The occupying military, which is predominantly Sinhala-Buddhist, stepped up interference on civil affairs in the wake of Easter Sunday bombings in 2019 during the ‘Yahapalanaya’ regime, which was led by Maithiripala Sirisena and Ranil Wickramasinghe.

Rajapaksa siblings started to use the notion of “national security” to woo the support of the Sinhala Buddhists in the South to seize the political power of the unitary state.

Particularly, the ‘technocrat abilities’ of Gotabaya Rajapaksa during the times of genocidal war were used as argument.

The war-time US Ambassador to Colombo, Robert O. Blake jr, was visiting Colombo in May 2019 to give a lecture through the facilitation of ‘Pathfinder’ outfit of Milinda Moragoda. He was boosting the ‘technocrat’ position of Gotabaya Rajapaksa by advocating tight-knit coordination of political and security establishments by a group of technocrats.

“Having a high-level group of technocrats like that is something Sri Lanka could definitely benefit from. [...] In fact, you did have such a group before the war and during the war when Gotabhaya Rajapaksa was defence secretary,” Blake said in his lecture delivered at the BMICH.

“Gotabhaya Rajapaksa personally chaired that group and made sure that all the different branches of Intelligence of which there are many in this country for sharing information to the senior-level people, and then they themselves were making sure that somebody was looking into those and making sure that the attacks didn't take place,” Mr Blake, now a McLarty ‘business and diplomacy’ consultant, went on record.

The SL military started to interfere more and more in civil affairs in the occupied country of Eezham Tamils after Gotabaya Rajapaksa became SL President in November 2019.

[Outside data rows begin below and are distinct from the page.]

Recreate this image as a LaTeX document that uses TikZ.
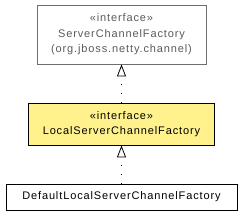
\documentclass[tikz,border=0pt]{standalone}
\usepackage{fontspec}
\setmainfont[LetterSpace=8]{Liberation Sans}
\usetikzlibrary{arrows.meta,positioning}
\definecolor{noteyellow}{RGB}{255,242,140}
\definecolor{greyline}{RGB}{110,110,110}
\definecolor{greytext}{RGB}{90,90,90}

\begin{document}
\begin{tikzpicture}[x=1pt,y=-1pt]

		\tikzset{cls/.style={draw,line width=0.8pt,inner sep=0pt,align=center,font=\fontsize{11}{15.5}\selectfont}}
		\tikzset{realize/.style={line width=0.8pt,dash pattern=on 1pt off 8pt,-{Triangle[open,length=12pt,width=9pt,line width=0.8pt]}}}

		\useasboundingbox (0,0) rectangle (243,216);

		\node[cls, greyline, text=greytext, minimum width=169pt, minimum height=59pt] (scf) at (121.5,34.5) {«interface»\\ServerChannelFactory\\(org.jboss.netty.channel)};
		\node[cls, fill=noteyellow, minimum width=186pt, minimum height=42pt] (lscf) at (121.5,124) {«interface»\\LocalServerChannelFactory};
		\node[cls, minimum width=231pt, minimum height=26pt] (dlscf) at (121.5,197) {DefaultLocalServerChannelFactory};

		\path[draw, realize] (lscf) to (scf);
		\path[draw, realize] (dlscf) to (lscf);

	\end{tikzpicture}
\end{document}
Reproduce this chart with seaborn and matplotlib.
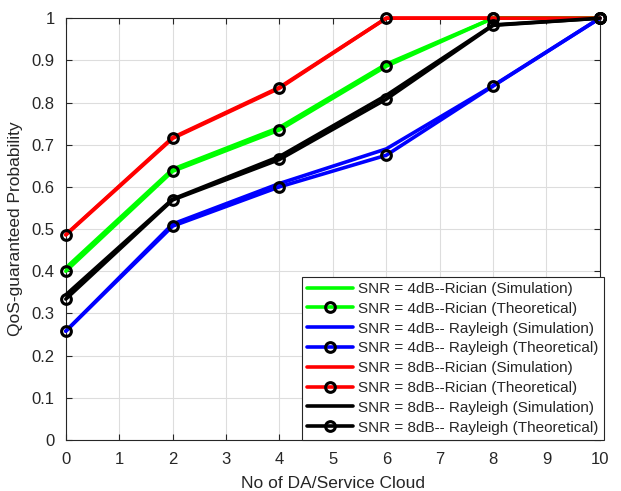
import matplotlib
matplotlib.use("Agg")
import matplotlib.pyplot as plt
import seaborn as sns
import pandas as pd

x_vals = [0, 2, 4, 6, 8, 10]

rician4_sim = [0.408, 0.642, 0.741, 0.891, 1.0, 1.0]
rician4_theo = [0.400, 0.637, 0.735, 0.886, 1.0, 1.0]
rayleigh4_sim = [0.258, 0.512, 0.608, 0.690, 0.840, 1.0]
rayleigh4_theo = [0.258, 0.507, 0.600, 0.675, 0.839, 1.0]
rician8_sim = [0.487, 0.717, 0.836, 1.0, 1.0, 1.0]
rician8_theo = [0.486, 0.715, 0.834, 1.0, 1.0, 1.0]
rayleigh8_sim = [0.344, 0.571, 0.672, 0.817, 0.984, 1.0]
rayleigh8_theo = [0.334, 0.569, 0.665, 0.808, 0.983, 1.0]

labels = [
    "SNR = 4dB--Rician (Simulation)",
    "SNR = 4dB--Rician (Theoretical)",
    "SNR = 4dB-- Rayleigh (Simulation)",
    "SNR = 4dB-- Rayleigh (Theoretical)",
    "SNR = 8dB--Rician (Simulation)",
    "SNR = 8dB--Rician (Theoretical)",
    "SNR = 8dB-- Rayleigh (Simulation)",
    "SNR = 8dB-- Rayleigh (Theoretical)",
]
series = [rician4_sim, rician4_theo, rayleigh4_sim, rayleigh4_theo,
          rician8_sim, rician8_theo, rayleigh8_sim, rayleigh8_theo]
colors = ["#00ff00", "#00ff00", "#0000ff", "#0000ff",
          "#ff0000", "#ff0000", "#000000", "#000000"]
x_ticks = list(range(0, 11))
y_ticks = [round(i * 0.1, 1) for i in range(11)]
y_ticklabels = ["0", "0.1", "0.2", "0.3", "0.4", "0.5", "0.6", "0.7", "0.8", "0.9", "1"]

sns.set_style("white")
plt.rcParams["font.family"] = ["Liberation Sans", "DejaVu Sans"]

fig = plt.figure(figsize=(6.21, 4.91), dpi=100)
ax = fig.add_axes([0.106, 0.104, 0.860, 0.859])

for i, (lab, ys, c) in enumerate(zip(labels, series, colors)):
    df = pd.DataFrame({"x": x_vals, "y": ys})
    theo = i % 2 == 1
    sns.lineplot(data=df, x="x", y="y", ax=ax, color=c, linewidth=2.6,
                 label=lab,
                 marker="o" if theo else None,
                 markersize=7, markerfacecolor="none",
                 markeredgecolor="k", markeredgewidth=2.2,
                 zorder=3 if theo else 2, clip_on=False)

ax.set_xlim(0, 10)
ax.set_ylim(0, 1)
ax.set_xticks(x_ticks)
ax.set_yticks(y_ticks)
ax.set_yticklabels(y_ticklabels)
ax.grid(True, color="#dddddd", linewidth=0.8)
ax.tick_params(direction="in", length=4, labelsize=12, colors="#262626",
               top=True, right=True, bottom=True, left=True)
ax.tick_params(axis="x", pad=9)
ax.tick_params(axis="y", pad=8)
for s in ax.spines.values():
    s.set_color("#262626")
    s.set_linewidth(0.8)
    s.set_zorder(1)
ax.set_xlabel("No of DA/Service Cloud", fontsize=12.5, color="#262626", labelpad=6)
ax.set_ylabel("QoS-guaranteed Probability", fontsize=12.5, color="#262626", labelpad=6)

leg = ax.legend(loc="lower right", bbox_to_anchor=(1.007, 0.0), fontsize=11,
                frameon=True, fancybox=False, edgecolor="#262626",
                borderpad=0.35, labelspacing=0.38, handlelength=3.0,
                handletextpad=0.3, borderaxespad=0.0)
leg.get_frame().set_linewidth(0.8)
leg.get_frame().set_alpha(1)
leg.set_zorder(5)

fig.savefig("out.png", dpi=100)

Using Covid-19 pandemic containment measures, occupying Colombo deployed military in every crook and corner of the Tamil homeland since March 2020.

In June 2020, Gotabaya Rajapaksa appointed an 11-member all Sinhala Presidential Task Force (PTF) for “Archaeological Heritage Management” in the Eastern Province. The PTF is headed by SL Defence Secretary, Major General (Retired) Kamal Gunaratne. Another 13-member PTF comprising mostly of military commanders and intelligence directors as well as police and customs directors is tasked to ‘bulid’ a “Secure, Disciplined, Virtuous and Lawful Society,” which is also led by Kamal Gunaratne.

The notion of “Army & Archaeology” conceived during the previous Rajapaksa administration has been institutionalised using the mechanisms and protocols of the unitary state system in Colombo under the presidency of Gotabaya Rajapaksa.